“Queridos hijos, mi deseo maternal es que vuestros corazones estén llenos de paz y que vuestras almas sean puras, para que, en la presencia de mi Hijo, podáis ver su Rostro. Porque, hijos míos, yo como Madre sé que estáis sedientos de consuelo, de esperanza y de protección. Vosotros, hijos míos consciente o inconscientemente buscáis a mi Hijo. También yo, mientras vivía en el tiempo terreno, me alegraba, sufría y soportaba con paciencia los dolores, hasta que mi Hijo, en toda su gloria, los suprimió. Y por eso digo a mi Hijo: «Ayúdales siempre». Vosotros, hijos míos, con un amor verdadero, iluminad la oscuridad del egoísmo, que envuelve cada vez más a mis hijos. Sed generosos: que vuestras manos y vuestro corazón estén siempre abiertos. No tengáis miedo, abandonaos a mi Hijo con confianza y esperanza. Mirándolo a Él, vivid la vida con amor. Amar significa darse, soportar y nunca juzgar. Amar significa vivir las palabras de mi Hijo. Hijos míos, como Madre os digo que solo el amor verdadero lleva a la felicidad eterna.

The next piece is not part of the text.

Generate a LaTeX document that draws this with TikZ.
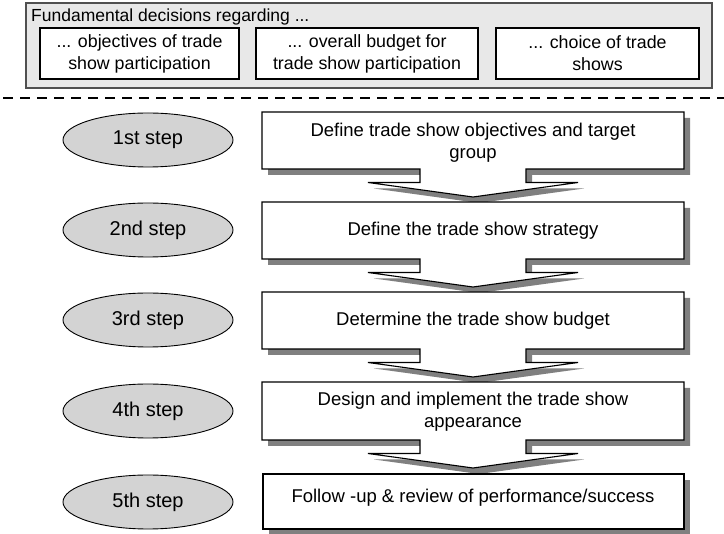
\documentclass[tikz,border=0pt]{standalone}
\usepackage{fontspec}
\setmainfont{Liberation Sans}
\usetikzlibrary{shapes.geometric}
\definecolor{shadowgray}{HTML}{808080}
\definecolor{ovalgray}{HTML}{D3D3D3}
\definecolor{panelgray}{HTML}{E8E8E8}
\definecolor{panelline}{HTML}{505050}
\begin{document}
\begin{tikzpicture}[x=1pt,y=-1pt,
  txt/.style={font=\fontsize{18.5}{22}\selectfont, align=center, inner sep=0pt},
  toptxt/.style={font=\fontsize{17.5}{22}\selectfont, align=center, inner sep=0pt},
  stepoval/.style={ellipse, draw, line width=0.9pt, fill=ovalgray,
    minimum width=170pt, minimum height=54pt, inner sep=0pt,
    font=\fontsize{20}{24}\selectfont},
  decbox/.style={draw, line width=1.2pt, fill=white, inner sep=0pt,
    minimum height=51pt, align=center, font=\fontsize{17.8}{22}\selectfont},
  panel/.style={draw=panelline, line width=1.2pt, fill=panelgray},
  stepshadow/.style={fill=shadowgray, xshift=6pt, yshift=-6pt},
  stepframe/.style={draw, line width=1.1pt, fill=white},
  dashline/.style={line width=2.6pt, dash pattern=on 10pt off 7pt}]
\useasboundingbox (0,0) rectangle (724,534);

% fundamental decisions panel
\draw[panel] (26,3) rectangle (712,88);
\node[toptxt, anchor=base west] (title) at (31,22) {Fundamental decisions regarding ...};
\node[decbox, minimum width=199pt] (d1) at (139.5,53.5) {... objectives of trade\\show participation};
\node[decbox, minimum width=222pt] (d2) at (367,53.5) {... overall budget for\\trade show participation};
\node[decbox, minimum width=203pt] (d3) at (597.5,53.5) {... choice of trade\\shows};

% separator
\coordinate (sepl) at (3,98);
\coordinate (sepr) at (724,98);
\draw[dashline] (sepl) -- (sepr);

% step boxes with downward arrow callouts
\foreach \t/\b in {112/169, 202/259, 292/349, 382/440} {
  \pgfmathsetmacro\s{\b+13.5}
  \pgfmathsetmacro\p{\b+28}
  \fill[stepshadow] (262,\t) -- (684,\t) -- (684,\b) -- (526,\b) -- (526,\s)
    -- (578,\s) -- (473,\p) -- (368,\s) -- (420,\s) -- (420,\b) -- (262,\b) -- cycle;
  \draw[stepframe] (262,\t) -- (684,\t) -- (684,\b) -- (526,\b) -- (526,\s)
    -- (578,\s) -- (473,\p) -- (368,\s) -- (420,\s) -- (420,\b) -- (262,\b) -- cycle;
}
% last step box
\fill[stepshadow] (263,474) rectangle (684,529);
\draw[stepframe] (263,474) rectangle (684,529);

% step texts
\node[txt] (s1) at (473,143) {Define trade show objectives and target\\group};
\node[txt] (s2) at (473,231) {Define the trade show strategy};
\node[txt] (s3) at (473,321) {Determine the trade show budget};
\node[txt] (s4) at (473,412) {Design and implement the trade show\\appearance};
\node[txt] (s5) at (473,498) {Follow -up \& review of performance/success};

% step labels
\node[stepoval] (e1) at (148,140) {1st step};
\node[stepoval] (e2) at (148,230) {2nd step};
\node[stepoval] (e3) at (148,320) {3rd step};
\node[stepoval] (e4) at (148,411) {4th step};
\node[stepoval] (e5) at (148,502) {5th step};
\end{tikzpicture}
\end{document}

Os doy las gracias”.

Comentario Mensaje 18 de Marzo del 2017:

Oigo en mi corazón: «Buscad mi rostro».

Tu rostro buscaré, Señor,

no me escondas tu rostro. (Salmo 26)

Esta súplica del alma sedienta de la justicia de Dios se enclava en un corazón que sumergido en las tinieblas es liberado por un resplandor celestial. La oscuridad que oprimía su corazón y su conciencia, se disipa ante una luz que purifica su alma y sana las heridas. Esa es la razón de la llamada que nos hace nuestra Madre Santísima:  “…mi deseo maternal es que vuestros corazones estén llenos de paz y que vuestras almas sean puras, para que, en la presencia de mi Hijo, podáis ver su Rostro.

En nuestras heridas almas necesitamos de consuelo,  en nuestras derrotas buscamos esperanza y en las angustias suplicamos protección. Pero estas experiencias humanas, solo pueden ser comprendidas y ponderadas por un corazón humano que,  preservado de las redes del pecado,  contiene en su interior la fecundidad del auxilio Divino.  Cuando María concibe al Verbo de Dios, concibe  el remedio para los males de quienes ella abraza, a los pies de la Cruz, como sus “queridos hijos”.

Su conocimiento, respecto de nuestras derrotas, limitaciones y pecados, es el de una verdadera Madre, que nos ofrece su Corazón Inmaculado y maternal, como el lugar de encuentro con el Corazón de su Hijo: “…hijos míos, yo como Madre sé que estáis sedientos de consuelo, de esperanza y de protección”.

Debido a esa maternidad, que es la manifestación de la plenitud de la maternidad querida por Dios, no lesionada por el pecado,  sino que inundada de la gracia de Dios, el Inmaculado Corazón puede examinar, ponderar y rescatar la bondad de cada uno de nuestros corazones. Ella conoce nuestras enfermedades y fragilidades, ya que también padeció por ellas con Jesús, su Hijo,  en la hora de la Pasión, Muerte y Resurrección del Señor: “También yo, mientras vivía en el tiempo terreno, me alegraba, sufría y soportaba con paciencia los dolores”

Por eso pide, con Corazón de Madre, la victoria y la alegría de la Pascua como remedio verdadero, sanador y redentor para nuestros corazones: “por eso digo a mi Hijo: «Ayúdales siempre»”

Y nos convoca  amorosamente para asemejarnos a su Hijo, luz que extingue las tinieblas del egoísmo: “Sed generosos: que vuestras manos y vuestro corazón estén siempre abiertos. No tengáis miedo, abandonaos a mi Hijo con confianza y esperanza. Mirándolo a Él, vivid la vida con amor.”

El abandono confiado en el Corazón de Jesús, lo conocemos y vivimos sumergidos en el Corazón de la Reina de la Paz. En la escuela de María aprendemos a “darnos” completamente al Señor y a  nuestros hermanos. Aprendemos a vivir en el verdadero amor,  porque “amar significa darse, soportar y nunca juzgar”. “Solo el amor verdadero lleva a la felicidad eterna”,  y la  felicidad plena y verdadera consiste en ver el Rostro del Señor.